◆ Records provided

>>>

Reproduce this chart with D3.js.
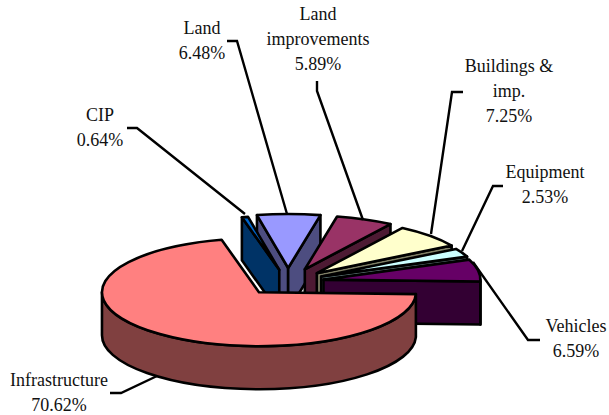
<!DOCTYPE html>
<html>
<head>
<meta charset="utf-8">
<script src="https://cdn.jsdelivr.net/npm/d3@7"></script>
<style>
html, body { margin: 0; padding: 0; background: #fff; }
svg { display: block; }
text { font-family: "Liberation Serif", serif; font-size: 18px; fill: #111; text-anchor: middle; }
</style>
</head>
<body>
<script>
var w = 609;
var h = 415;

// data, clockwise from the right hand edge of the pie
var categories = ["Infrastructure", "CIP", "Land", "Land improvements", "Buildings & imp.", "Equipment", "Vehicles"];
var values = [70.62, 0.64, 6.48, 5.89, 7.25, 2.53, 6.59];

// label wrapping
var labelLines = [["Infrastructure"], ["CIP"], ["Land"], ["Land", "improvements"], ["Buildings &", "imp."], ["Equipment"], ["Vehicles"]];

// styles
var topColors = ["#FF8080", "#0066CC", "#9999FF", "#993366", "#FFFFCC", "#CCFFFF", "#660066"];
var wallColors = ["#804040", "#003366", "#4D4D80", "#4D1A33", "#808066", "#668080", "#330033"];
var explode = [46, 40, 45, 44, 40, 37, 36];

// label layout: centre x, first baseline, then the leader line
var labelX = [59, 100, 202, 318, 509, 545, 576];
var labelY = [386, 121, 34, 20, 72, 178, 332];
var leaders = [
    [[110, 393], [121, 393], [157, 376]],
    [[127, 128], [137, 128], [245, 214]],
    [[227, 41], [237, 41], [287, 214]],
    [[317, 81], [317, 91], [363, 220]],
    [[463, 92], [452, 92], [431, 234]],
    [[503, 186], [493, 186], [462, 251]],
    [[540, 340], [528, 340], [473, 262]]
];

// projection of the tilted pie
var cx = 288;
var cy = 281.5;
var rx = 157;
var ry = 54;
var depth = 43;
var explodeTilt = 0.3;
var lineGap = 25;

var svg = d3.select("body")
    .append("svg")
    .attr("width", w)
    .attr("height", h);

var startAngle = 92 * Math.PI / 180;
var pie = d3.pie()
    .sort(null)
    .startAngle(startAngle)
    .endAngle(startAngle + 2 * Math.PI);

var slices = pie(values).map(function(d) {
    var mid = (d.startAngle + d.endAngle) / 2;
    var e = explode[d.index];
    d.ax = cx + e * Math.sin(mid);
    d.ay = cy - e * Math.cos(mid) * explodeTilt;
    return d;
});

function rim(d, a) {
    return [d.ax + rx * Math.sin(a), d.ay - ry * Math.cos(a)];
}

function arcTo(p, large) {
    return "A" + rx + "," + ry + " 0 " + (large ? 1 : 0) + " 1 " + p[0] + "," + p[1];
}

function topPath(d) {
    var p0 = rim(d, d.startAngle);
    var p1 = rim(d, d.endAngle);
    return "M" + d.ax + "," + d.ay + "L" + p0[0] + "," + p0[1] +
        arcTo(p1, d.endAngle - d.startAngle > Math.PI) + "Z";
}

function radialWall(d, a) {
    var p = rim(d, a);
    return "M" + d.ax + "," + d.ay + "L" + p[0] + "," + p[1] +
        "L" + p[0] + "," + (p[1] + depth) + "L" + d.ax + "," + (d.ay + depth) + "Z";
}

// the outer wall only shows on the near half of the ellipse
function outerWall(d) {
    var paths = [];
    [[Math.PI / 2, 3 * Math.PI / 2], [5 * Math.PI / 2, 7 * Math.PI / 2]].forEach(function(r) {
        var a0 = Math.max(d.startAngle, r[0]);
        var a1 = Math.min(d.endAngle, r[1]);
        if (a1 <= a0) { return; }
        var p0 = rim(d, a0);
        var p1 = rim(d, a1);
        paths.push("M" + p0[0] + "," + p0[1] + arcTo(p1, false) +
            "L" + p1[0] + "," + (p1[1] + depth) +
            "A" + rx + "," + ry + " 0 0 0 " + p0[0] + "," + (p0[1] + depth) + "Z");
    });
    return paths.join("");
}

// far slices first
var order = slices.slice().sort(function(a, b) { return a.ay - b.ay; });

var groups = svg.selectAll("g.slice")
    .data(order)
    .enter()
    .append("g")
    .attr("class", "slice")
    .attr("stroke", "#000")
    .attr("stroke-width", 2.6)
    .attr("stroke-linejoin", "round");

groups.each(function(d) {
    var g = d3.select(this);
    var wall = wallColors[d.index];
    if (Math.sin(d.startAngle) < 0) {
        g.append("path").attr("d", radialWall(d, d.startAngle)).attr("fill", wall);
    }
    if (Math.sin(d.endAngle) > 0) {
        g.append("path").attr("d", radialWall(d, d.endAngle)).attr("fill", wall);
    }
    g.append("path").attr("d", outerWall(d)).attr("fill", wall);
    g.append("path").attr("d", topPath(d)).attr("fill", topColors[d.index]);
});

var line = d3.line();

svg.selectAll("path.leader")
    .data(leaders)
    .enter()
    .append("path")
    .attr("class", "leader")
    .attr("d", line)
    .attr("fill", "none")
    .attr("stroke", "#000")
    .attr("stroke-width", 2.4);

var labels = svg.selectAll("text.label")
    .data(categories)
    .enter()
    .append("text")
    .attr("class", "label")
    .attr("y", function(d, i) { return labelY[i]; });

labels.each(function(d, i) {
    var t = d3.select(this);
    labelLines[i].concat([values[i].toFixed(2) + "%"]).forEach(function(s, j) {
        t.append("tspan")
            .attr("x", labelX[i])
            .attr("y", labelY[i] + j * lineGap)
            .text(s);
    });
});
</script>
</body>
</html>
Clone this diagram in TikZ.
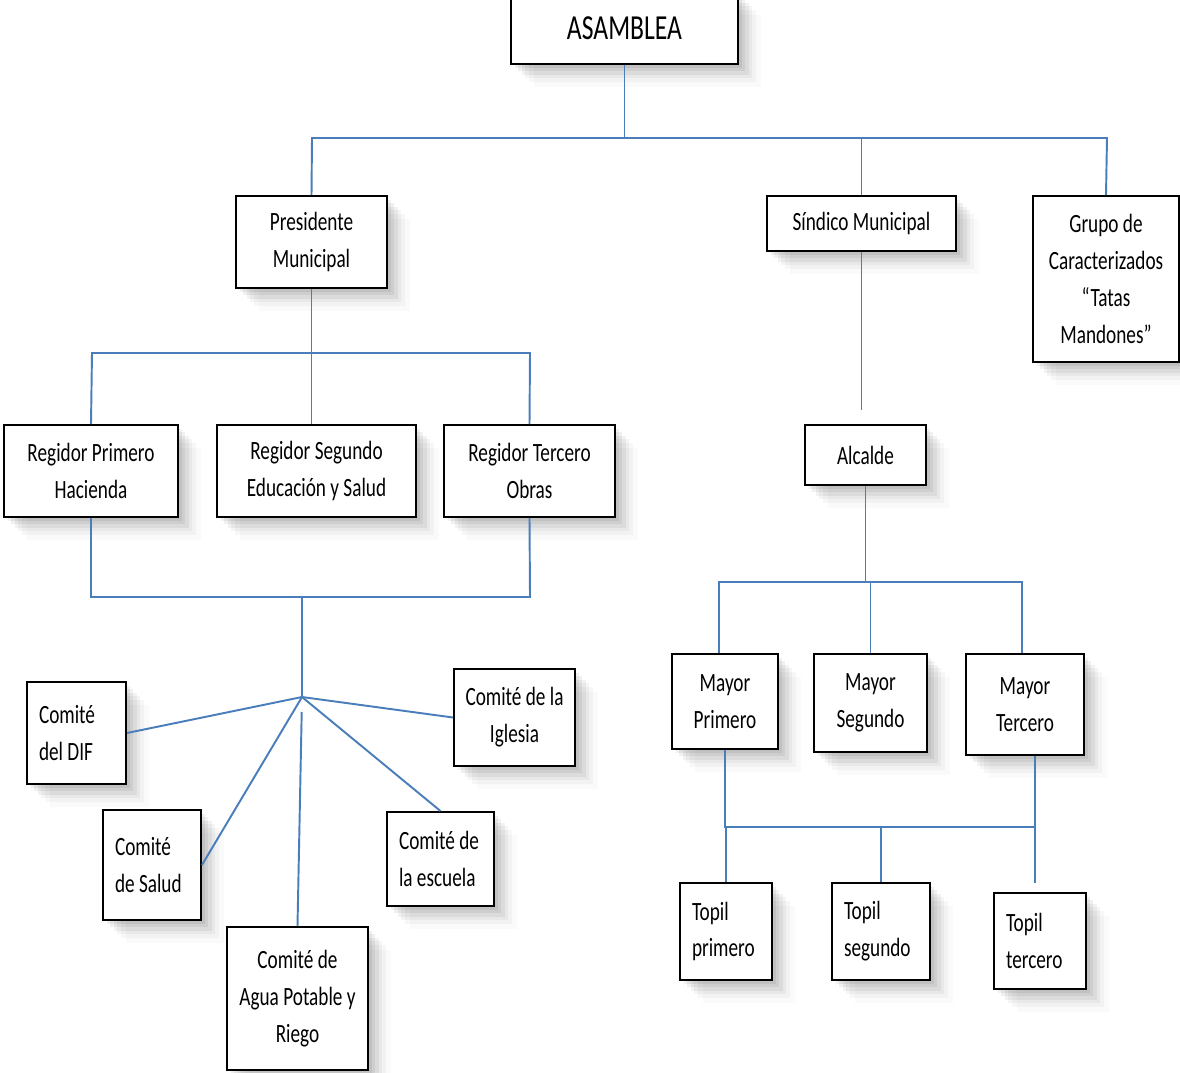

<<<

◆ Exercise requirements
Each line of the material must be retyped exactly, except that images are omitted.

◆ Expected output
Reproduce this chart with D3.js.
<!DOCTYPE html>
<html>
<head>
<meta charset="utf-8">
<script src="https://cdn.jsdelivr.net/npm/d3@7"></script>
<style>
html, body { margin: 0; padding: 0; background: #fff; }
svg { display: block; }
text { font-family: "Liberation Serif", serif; font-size: 18px; fill: #111; text-anchor: middle; }
</style>
</head>
<body>
<script>
var w = 609;
var h = 415;

// data, clockwise from the right hand edge of the pie
var categories = ["Infrastructure", "CIP", "Land", "Land improvements", "Buildings & imp.", "Equipment", "Vehicles"];
var values = [70.62, 0.64, 6.48, 5.89, 7.25, 2.53, 6.59];

// label wrapping
var labelLines = [["Infrastructure"], ["CIP"], ["Land"], ["Land", "improvements"], ["Buildings &", "imp."], ["Equipment"], ["Vehicles"]];

// styles
var topColors = ["#FF8080", "#0066CC", "#9999FF", "#993366", "#FFFFCC", "#CCFFFF", "#660066"];
var wallColors = ["#804040", "#003366", "#4D4D80", "#4D1A33", "#808066", "#668080", "#330033"];
var explode = [46, 40, 45, 44, 40, 37, 36];

// label layout: centre x, first baseline, then the leader line
var labelX = [59, 100, 202, 318, 509, 545, 576];
var labelY = [386, 121, 34, 20, 72, 178, 332];
var leaders = [
    [[110, 393], [121, 393], [157, 376]],
    [[127, 128], [137, 128], [245, 214]],
    [[227, 41], [237, 41], [287, 214]],
    [[317, 81], [317, 91], [363, 220]],
    [[463, 92], [452, 92], [431, 234]],
    [[503, 186], [493, 186], [462, 251]],
    [[540, 340], [528, 340], [473, 262]]
];

// projection of the tilted pie
var cx = 288;
var cy = 281.5;
var rx = 157;
var ry = 54;
var depth = 43;
var explodeTilt = 0.3;
var lineGap = 25;

var svg = d3.select("body")
    .append("svg")
    .attr("width", w)
    .attr("height", h);

var startAngle = 92 * Math.PI / 180;
var pie = d3.pie()
    .sort(null)
    .startAngle(startAngle)
    .endAngle(startAngle + 2 * Math.PI);

var slices = pie(values).map(function(d) {
    var mid = (d.startAngle + d.endAngle) / 2;
    var e = explode[d.index];
    d.ax = cx + e * Math.sin(mid);
    d.ay = cy - e * Math.cos(mid) * explodeTilt;
    return d;
});

function rim(d, a) {
    return [d.ax + rx * Math.sin(a), d.ay - ry * Math.cos(a)];
}

function arcTo(p, large) {
    return "A" + rx + "," + ry + " 0 " + (large ? 1 : 0) + " 1 " + p[0] + "," + p[1];
}

function topPath(d) {
    var p0 = rim(d, d.startAngle);
    var p1 = rim(d, d.endAngle);
    return "M" + d.ax + "," + d.ay + "L" + p0[0] + "," + p0[1] +
        arcTo(p1, d.endAngle - d.startAngle > Math.PI) + "Z";
}

function radialWall(d, a) {
    var p = rim(d, a);
    return "M" + d.ax + "," + d.ay + "L" + p[0] + "," + p[1] +
        "L" + p[0] + "," + (p[1] + depth) + "L" + d.ax + "," + (d.ay + depth) + "Z";
}

// the outer wall only shows on the near half of the ellipse
function outerWall(d) {
    var paths = [];
    [[Math.PI / 2, 3 * Math.PI / 2], [5 * Math.PI / 2, 7 * Math.PI / 2]].forEach(function(r) {
        var a0 = Math.max(d.startAngle, r[0]);
        var a1 = Math.min(d.endAngle, r[1]);
        if (a1 <= a0) { return; }
        var p0 = rim(d, a0);
        var p1 = rim(d, a1);
        paths.push("M" + p0[0] + "," + p0[1] + arcTo(p1, false) +
            "L" + p1[0] + "," + (p1[1] + depth) +
            "A" + rx + "," + ry + " 0 0 0 " + p0[0] + "," + (p0[1] + depth) + "Z");
    });
    return paths.join("");
}

// far slices first
var order = slices.slice().sort(function(a, b) { return a.ay - b.ay; });

var groups = svg.selectAll("g.slice")
    .data(order)
    .enter()
    .append("g")
    .attr("class", "slice")
    .attr("stroke", "#000")
    .attr("stroke-width", 2.6)
    .attr("stroke-linejoin", "round");

groups.each(function(d) {
    var g = d3.select(this);
    var wall = wallColors[d.index];
    if (Math.sin(d.startAngle) < 0) {
        g.append("path").attr("d", radialWall(d, d.startAngle)).attr("fill", wall);
    }
    if (Math.sin(d.endAngle) > 0) {
        g.append("path").attr("d", radialWall(d, d.endAngle)).attr("fill", wall);
    }
    g.append("path").attr("d", outerWall(d)).attr("fill", wall);
    g.append("path").attr("d", topPath(d)).attr("fill", topColors[d.index]);
});

var line = d3.line();

svg.selectAll("path.leader")
    .data(leaders)
    .enter()
    .append("path")
    .attr("class", "leader")
    .attr("d", line)
    .attr("fill", "none")
    .attr("stroke", "#000")
    .attr("stroke-width", 2.4);

var labels = svg.selectAll("text.label")
    .data(categories)
    .enter()
    .append("text")
    .attr("class", "label")
    .attr("y", function(d, i) { return labelY[i]; });

labels.each(function(d, i) {
    var t = d3.select(this);
    labelLines[i].concat([values[i].toFixed(2) + "%"]).forEach(function(s, j) {
        t.append("tspan")
            .attr("x", labelX[i])
            .attr("y", labelY[i] + j * lineGap)
            .text(s);
    });
});
</script>
</body>
</html>
Clone this diagram in TikZ.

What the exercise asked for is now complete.